Take two shooters. One shoots a .30 call all the time and has really learned to deal with the wind. The other started their journey by splurging the cash and starting with a fancy caliber starting with a 6.
Now swap rifles. Who is more likely to have developed the required skills?
Of course I’m exaggerating again. The truth is that the difference between these two rifles isn’t that much.
So aside from just getting out and practicing, where else can you learn with the .308?

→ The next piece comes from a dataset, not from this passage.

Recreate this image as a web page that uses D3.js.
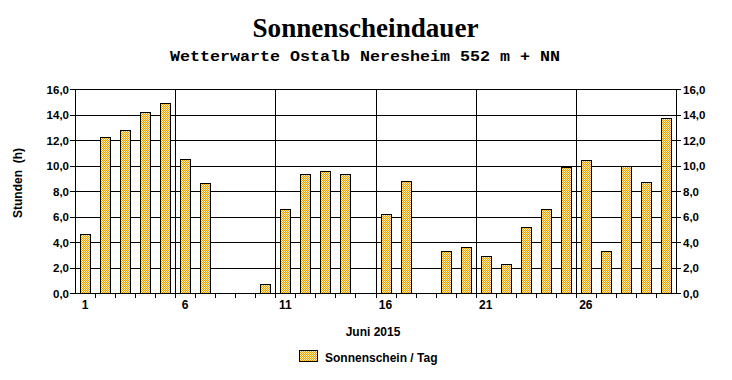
<!DOCTYPE html>
<html><head><meta charset="utf-8">
<script src="https://cdn.jsdelivr.net/npm/d3@7"></script>
<style>body{margin:0;background:#fff}svg{display:block}</style>
</head><body>
<script>
const days = d3.range(1, 31);
const sunshine = [4.6,12.2,12.8,14.2,14.9,10.5,8.6,0,0,0.7,6.6,9.3,9.6,9.3,0,6.2,8.8,0,3.3,3.6,2.9,2.3,5.2,6.6,9.9,10.4,3.3,10.0,8.7,13.7];
const yTicks = [0,2,4,6,8,10,12,14,16];
const xLabelDays = [1,6,11,16,21,26];
const title = "Sonnenscheindauer";
const subtitle = "Wetterwarte Ostalb Neresheim 552 m + NN";
const xTitle = "Juni 2015";
const yTitle = "Stunden  (h)";
const legendLabel = "Sonnenschein / Tag";

const W = 732, H = 380;
const L = 75, R = 676, T = 89, B = 293;
const svg = d3.select("body").append("svg").attr("width", W).attr("height", H);

const defs = svg.append("defs");
const pat = defs.append("pattern").attr("id","chk").attr("width",2).attr("height",2).attr("patternUnits","userSpaceOnUse");
pat.append("rect").attr("width",2).attr("height",2).attr("fill","#FFF2B0");
pat.append("rect").attr("width",1).attr("height",1).attr("fill","#FF9900");
pat.append("rect").attr("x",1).attr("y",1).attr("width",1).attr("height",1).attr("fill","#FF9900");

const x = d3.scaleBand().domain(days).range([L, R]).paddingInner(0.5).paddingOuter(0.25);
const y = d3.scaleLinear().domain([0,16]).range([B, T]);
const step = x.step();
const fmt = v => d3.format(".1f")(v).replace(".", ",");

svg.append("g").selectAll("line").data(yTicks).join("line")
  .attr("x1", L - 5).attr("x2", R + 5)
  .attr("y1", d => Math.round(y(d)) + 0.5).attr("y2", d => Math.round(y(d)) + 0.5)
  .attr("stroke", "#000").attr("stroke-width", 1);

svg.append("g").selectAll("line").data([6,11,16,21,26]).join("line")
  .attr("x1", d => Math.round(x(d) - step*0.25) + 0.5).attr("x2", d => Math.round(x(d) - step*0.25) + 0.5)
  .attr("y1", T).attr("y2", B)
  .attr("stroke", "#000");

svg.append("line").attr("x1", L + 0.5).attr("x2", L + 0.5).attr("y1", T).attr("y2", B + 1).attr("stroke", "#000");
svg.append("line").attr("x1", R + 0.5).attr("x2", R + 0.5).attr("y1", T).attr("y2", B + 1).attr("stroke", "#000");

svg.append("g").selectAll("line").data(days.slice(1)).join("line")
  .attr("x1", d => Math.round(x(d) - step*0.25) + 0.5).attr("x2", d => Math.round(x(d) - step*0.25) + 0.5)
  .attr("y1", B).attr("y2", B + 5).attr("stroke", "#000");

svg.append("g").selectAll("rect").data(days.map((d,i)=>({d, v: sunshine[i]})).filter(e => e.v > 0)).join("rect")
  .attr("x", e => Math.round(x(e.d)) + 0.5)
  .attr("width", Math.round(x.bandwidth()))
  .attr("y", e => Math.round(y(e.v)) + 0.5)
  .attr("height", e => Math.round(y(0)) - Math.round(y(e.v)))
  .attr("fill", "url(#chk)").attr("stroke", "#000").attr("stroke-width", 1);

const axisFont = "'Liberation Sans', Arial, sans-serif";
svg.append("g").selectAll("text").data(yTicks).join("text")
  .attr("x", 69).attr("y", d => y(d) + 4.5).attr("text-anchor", "end")
  .attr("font-family", axisFont).attr("font-weight", "bold").attr("font-size", 11.5)
  .text(d => fmt(d));
svg.append("g").selectAll("text").data(yTicks).join("text")
  .attr("x", 683).attr("y", d => y(d) + 4.5).attr("text-anchor", "start")
  .attr("font-family", axisFont).attr("font-weight", "bold").attr("font-size", 11.5)
  .text(d => fmt(d));
svg.append("g").selectAll("text").data(xLabelDays).join("text")
  .attr("x", d => x(d) + x.bandwidth()/2).attr("y", 309).attr("text-anchor", "middle")
  .attr("font-family", axisFont).attr("font-weight", "bold").attr("font-size", 12)
  .text(d => d);

svg.append("text").attr("x", 365.5).attr("y", 37).attr("text-anchor", "middle")
  .attr("font-family", "'Liberation Serif', 'Times New Roman', serif").attr("font-weight", "bold").attr("font-size", 28)
  .attr("textLength", 226).attr("lengthAdjust", "spacingAndGlyphs").text(title);
svg.append("text").attr("x", 365).attr("y", 61).attr("text-anchor", "middle")
  .attr("font-family", "'Liberation Mono', 'Courier New', monospace").attr("font-weight", "bold").attr("font-size", 15)
  .attr("textLength", 390).attr("lengthAdjust", "spacingAndGlyphs").text(subtitle);

svg.append("text").attr("x", 373).attr("y", 336).attr("text-anchor", "middle")
  .attr("font-family", axisFont).attr("font-weight", "bold").attr("font-size", 12).text(xTitle);
svg.append("text").attr("transform", "translate(22,183) rotate(-90)").attr("text-anchor", "middle")
  .attr("font-family", axisFont).attr("font-weight", "bold").attr("font-size", 12).attr("xml:space","preserve").text(yTitle);

svg.append("rect").attr("x", 299.5).attr("y", 350.5).attr("width", 18).attr("height", 11)
  .attr("fill", "url(#chk)").attr("stroke", "#000");
svg.append("text").attr("x", 325).attr("y", 362)
  .attr("font-family", axisFont).attr("font-weight", "bold").attr("font-size", 12).text(legendLabel);
</script>
</body></html>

Well, are you interested in reloading?
The .308 has been around for so long that the number of reloading recipes and available bullets for it are staggering. Not to mention the much lower price of quality .308 brass, which also offers you yet more savings for your practice time.
The Bottom Line
So here’s the bottom line: The trusty .308 will literally do everything you need in a precision rifle cartridge so long as you do your part.
You know, I always found that “as long as you do your part” phrase to be annoying when I see it in message boards. And there I go using it myself.
So what reason is there left to rebarrel that practically-new 308 sitting in the safe? What’s that, you want to be competitive at PRS matches you say?
This is why we have divisions
If you aren’t familiar, nearly every shooting competition style has divisions. These divisions help divide shooters into groups so that they compete with similarly-equipped folks.
If you want to get into PRS, as I do sometime soon, allow me to introduce you to the PRS Tactical Division.
So, in other words, show up with your .308 and you won’t be “outmatched” by the dudes running the newer fancy calibers. Instead, you’ll be up against folks running the same kind of gear you are, so it’s all about your skill.
Back in August 0f 2018, the Practical Sharpshooter wrote up an article detailing how the PRS Tactical Division got him to appreciate the .308 again.
Stories like that help remind me that it’s ok to stick to “basic” gear because it works. As shooters, we’re all far better served by shooting what we’ve got until we’ve mastered those fundamentals. After that, everything else is a technicality.
Am I saying that you should ditch your 6.5mm rifle and replace it with a .308? Of course not. If you’re still in the market for a rifle, that’s up to you. What I am saying is that if you’re like me and have a perfectly good .308 rifle in the safe, but feel like it’s “not up to snuff” compared to what’s hot on the market, then fret not.
It’s a perfectly good rifle that will do everything you need it to do, and do it well.
If you take nothing else away from this article, it’s this: there’s nothing wrong with your “low-speed” rifle as long as it’s reliable and accurate. You don’t need whizbang wunder-bullets and shiny gadgets in order to learn to shoot.
All you need to do is go out and shoot the rifle.